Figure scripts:
▽
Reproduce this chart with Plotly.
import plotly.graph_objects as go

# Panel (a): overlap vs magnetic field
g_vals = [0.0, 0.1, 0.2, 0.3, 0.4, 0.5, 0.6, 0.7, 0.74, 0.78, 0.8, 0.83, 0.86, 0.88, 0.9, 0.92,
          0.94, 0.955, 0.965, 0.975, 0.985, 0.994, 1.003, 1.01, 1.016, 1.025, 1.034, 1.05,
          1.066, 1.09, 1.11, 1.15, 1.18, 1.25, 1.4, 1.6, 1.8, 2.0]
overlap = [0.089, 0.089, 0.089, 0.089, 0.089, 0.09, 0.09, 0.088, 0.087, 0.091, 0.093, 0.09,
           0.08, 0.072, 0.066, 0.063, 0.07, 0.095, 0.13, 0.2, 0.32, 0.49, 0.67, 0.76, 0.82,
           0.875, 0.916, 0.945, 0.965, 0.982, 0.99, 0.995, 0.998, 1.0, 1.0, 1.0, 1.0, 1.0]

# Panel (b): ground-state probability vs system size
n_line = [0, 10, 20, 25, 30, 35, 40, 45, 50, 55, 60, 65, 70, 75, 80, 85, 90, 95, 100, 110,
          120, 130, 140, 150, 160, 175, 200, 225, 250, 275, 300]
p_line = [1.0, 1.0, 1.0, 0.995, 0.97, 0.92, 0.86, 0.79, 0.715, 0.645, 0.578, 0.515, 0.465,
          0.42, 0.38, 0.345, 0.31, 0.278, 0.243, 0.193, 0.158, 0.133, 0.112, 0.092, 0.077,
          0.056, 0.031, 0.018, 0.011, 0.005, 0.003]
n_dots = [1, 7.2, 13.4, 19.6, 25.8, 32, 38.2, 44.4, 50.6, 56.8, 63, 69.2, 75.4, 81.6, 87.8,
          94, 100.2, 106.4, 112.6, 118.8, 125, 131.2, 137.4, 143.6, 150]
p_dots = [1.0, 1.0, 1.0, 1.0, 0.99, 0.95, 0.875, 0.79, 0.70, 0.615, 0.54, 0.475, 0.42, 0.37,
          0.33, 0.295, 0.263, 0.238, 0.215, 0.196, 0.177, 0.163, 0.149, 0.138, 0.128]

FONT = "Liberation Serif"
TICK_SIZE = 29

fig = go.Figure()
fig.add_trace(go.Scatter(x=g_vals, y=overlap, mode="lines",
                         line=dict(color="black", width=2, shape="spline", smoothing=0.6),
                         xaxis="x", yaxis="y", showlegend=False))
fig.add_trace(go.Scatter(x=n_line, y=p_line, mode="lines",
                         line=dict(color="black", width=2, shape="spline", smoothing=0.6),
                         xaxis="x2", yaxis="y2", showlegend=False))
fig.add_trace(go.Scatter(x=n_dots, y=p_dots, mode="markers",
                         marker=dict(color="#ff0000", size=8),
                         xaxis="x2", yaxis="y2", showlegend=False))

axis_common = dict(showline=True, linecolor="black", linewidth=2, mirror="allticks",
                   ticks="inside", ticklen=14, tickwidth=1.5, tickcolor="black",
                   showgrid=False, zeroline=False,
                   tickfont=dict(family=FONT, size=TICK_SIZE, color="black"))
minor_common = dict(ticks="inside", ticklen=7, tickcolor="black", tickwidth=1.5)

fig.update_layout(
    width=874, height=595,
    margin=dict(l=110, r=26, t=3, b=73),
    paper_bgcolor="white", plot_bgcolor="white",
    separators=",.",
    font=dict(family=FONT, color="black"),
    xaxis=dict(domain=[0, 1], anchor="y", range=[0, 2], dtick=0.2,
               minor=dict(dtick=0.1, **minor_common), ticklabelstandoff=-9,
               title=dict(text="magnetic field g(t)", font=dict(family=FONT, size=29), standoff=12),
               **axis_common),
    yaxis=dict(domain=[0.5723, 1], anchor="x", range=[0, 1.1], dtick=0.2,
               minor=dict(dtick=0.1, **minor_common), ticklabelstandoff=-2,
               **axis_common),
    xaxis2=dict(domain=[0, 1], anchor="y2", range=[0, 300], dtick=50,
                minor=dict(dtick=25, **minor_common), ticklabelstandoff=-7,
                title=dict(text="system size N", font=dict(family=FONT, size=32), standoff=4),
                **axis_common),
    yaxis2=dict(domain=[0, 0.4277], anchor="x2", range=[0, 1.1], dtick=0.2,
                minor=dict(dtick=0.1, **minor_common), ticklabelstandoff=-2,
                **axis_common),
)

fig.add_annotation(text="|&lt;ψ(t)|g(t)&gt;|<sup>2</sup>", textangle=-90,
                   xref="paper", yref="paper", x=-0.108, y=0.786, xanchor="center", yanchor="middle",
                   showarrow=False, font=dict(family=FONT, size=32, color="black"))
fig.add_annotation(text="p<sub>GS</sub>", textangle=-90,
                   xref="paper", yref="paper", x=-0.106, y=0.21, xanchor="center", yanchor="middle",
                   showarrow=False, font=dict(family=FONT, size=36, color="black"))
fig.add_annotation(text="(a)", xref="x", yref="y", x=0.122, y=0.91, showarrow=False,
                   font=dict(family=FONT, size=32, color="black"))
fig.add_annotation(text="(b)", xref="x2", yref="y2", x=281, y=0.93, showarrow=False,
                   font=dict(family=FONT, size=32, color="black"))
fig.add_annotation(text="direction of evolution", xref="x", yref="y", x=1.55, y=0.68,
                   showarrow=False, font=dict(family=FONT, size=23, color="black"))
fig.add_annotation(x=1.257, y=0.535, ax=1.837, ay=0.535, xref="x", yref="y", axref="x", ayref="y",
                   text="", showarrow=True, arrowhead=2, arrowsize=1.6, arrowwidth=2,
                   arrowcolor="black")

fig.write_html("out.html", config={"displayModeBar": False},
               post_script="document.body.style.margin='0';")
△
▽
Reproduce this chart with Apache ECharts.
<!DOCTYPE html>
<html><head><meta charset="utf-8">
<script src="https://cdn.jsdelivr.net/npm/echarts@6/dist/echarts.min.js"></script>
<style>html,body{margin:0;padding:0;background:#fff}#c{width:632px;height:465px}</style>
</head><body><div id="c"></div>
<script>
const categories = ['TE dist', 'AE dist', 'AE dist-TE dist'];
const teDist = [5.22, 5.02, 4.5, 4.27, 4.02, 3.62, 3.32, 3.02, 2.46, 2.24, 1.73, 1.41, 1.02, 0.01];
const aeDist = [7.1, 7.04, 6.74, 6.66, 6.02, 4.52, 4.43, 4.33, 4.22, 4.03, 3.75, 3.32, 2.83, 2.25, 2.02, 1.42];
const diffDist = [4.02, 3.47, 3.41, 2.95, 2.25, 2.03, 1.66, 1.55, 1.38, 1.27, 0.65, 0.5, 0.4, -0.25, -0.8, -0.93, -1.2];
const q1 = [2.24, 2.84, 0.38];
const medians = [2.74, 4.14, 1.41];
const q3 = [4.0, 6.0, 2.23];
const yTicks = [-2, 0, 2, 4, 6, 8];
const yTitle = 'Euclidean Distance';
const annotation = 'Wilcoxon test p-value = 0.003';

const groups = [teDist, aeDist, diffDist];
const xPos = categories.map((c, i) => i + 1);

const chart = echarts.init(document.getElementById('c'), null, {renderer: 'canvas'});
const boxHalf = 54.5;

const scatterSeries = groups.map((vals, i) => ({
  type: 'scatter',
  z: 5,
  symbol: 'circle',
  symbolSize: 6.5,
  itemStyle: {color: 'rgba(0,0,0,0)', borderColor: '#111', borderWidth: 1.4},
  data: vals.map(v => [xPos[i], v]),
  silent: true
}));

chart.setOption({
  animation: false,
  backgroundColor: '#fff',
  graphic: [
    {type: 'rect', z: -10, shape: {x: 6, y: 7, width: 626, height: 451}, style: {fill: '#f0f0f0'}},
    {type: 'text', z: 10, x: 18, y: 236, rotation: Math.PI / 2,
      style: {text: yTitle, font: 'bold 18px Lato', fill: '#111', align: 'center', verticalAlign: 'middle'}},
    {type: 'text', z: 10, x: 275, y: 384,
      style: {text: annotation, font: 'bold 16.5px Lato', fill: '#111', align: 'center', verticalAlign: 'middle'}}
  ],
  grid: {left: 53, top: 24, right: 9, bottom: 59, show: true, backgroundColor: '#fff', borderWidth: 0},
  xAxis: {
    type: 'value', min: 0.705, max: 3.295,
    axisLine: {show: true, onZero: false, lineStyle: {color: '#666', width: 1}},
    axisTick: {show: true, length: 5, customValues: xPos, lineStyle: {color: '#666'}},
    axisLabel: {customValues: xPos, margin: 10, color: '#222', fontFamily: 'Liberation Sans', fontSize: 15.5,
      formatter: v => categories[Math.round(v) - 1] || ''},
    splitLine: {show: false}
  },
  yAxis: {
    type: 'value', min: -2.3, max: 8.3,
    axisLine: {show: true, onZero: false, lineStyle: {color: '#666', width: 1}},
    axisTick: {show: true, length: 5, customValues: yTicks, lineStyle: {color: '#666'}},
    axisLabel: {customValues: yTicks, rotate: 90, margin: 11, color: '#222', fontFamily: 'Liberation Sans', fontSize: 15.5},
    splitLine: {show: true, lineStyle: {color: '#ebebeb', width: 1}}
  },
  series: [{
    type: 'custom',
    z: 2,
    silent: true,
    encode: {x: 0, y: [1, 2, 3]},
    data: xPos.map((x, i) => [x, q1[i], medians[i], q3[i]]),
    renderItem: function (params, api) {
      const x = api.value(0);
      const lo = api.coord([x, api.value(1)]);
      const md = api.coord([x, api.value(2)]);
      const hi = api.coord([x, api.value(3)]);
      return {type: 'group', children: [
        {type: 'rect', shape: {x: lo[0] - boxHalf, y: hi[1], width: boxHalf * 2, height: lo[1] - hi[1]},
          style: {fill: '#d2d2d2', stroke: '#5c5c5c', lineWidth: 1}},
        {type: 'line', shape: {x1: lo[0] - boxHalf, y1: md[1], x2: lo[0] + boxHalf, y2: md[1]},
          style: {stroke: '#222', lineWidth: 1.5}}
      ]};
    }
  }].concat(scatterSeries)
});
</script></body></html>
△
### WHAT THIS TASK INVOLVES:
Repeat the span of lines that opens with the line holding "Reproduce this chart with Plotly." and closes with the line holding "1.0, 1.0, 1.0]", exactly as it stands.

### RESPONSE TO THIS TASK:
Reproduce this chart with Plotly.
import plotly.graph_objects as go

# Panel (a): overlap vs magnetic field
g_vals = [0.0, 0.1, 0.2, 0.3, 0.4, 0.5, 0.6, 0.7, 0.74, 0.78, 0.8, 0.83, 0.86, 0.88, 0.9, 0.92,
          0.94, 0.955, 0.965, 0.975, 0.985, 0.994, 1.003, 1.01, 1.016, 1.025, 1.034, 1.05,
          1.066, 1.09, 1.11, 1.15, 1.18, 1.25, 1.4, 1.6, 1.8, 2.0]
overlap = [0.089, 0.089, 0.089, 0.089, 0.089, 0.09, 0.09, 0.088, 0.087, 0.091, 0.093, 0.09,
           0.08, 0.072, 0.066, 0.063, 0.07, 0.095, 0.13, 0.2, 0.32, 0.49, 0.67, 0.76, 0.82,
           0.875, 0.916, 0.945, 0.965, 0.982, 0.99, 0.995, 0.998, 1.0, 1.0, 1.0, 1.0, 1.0]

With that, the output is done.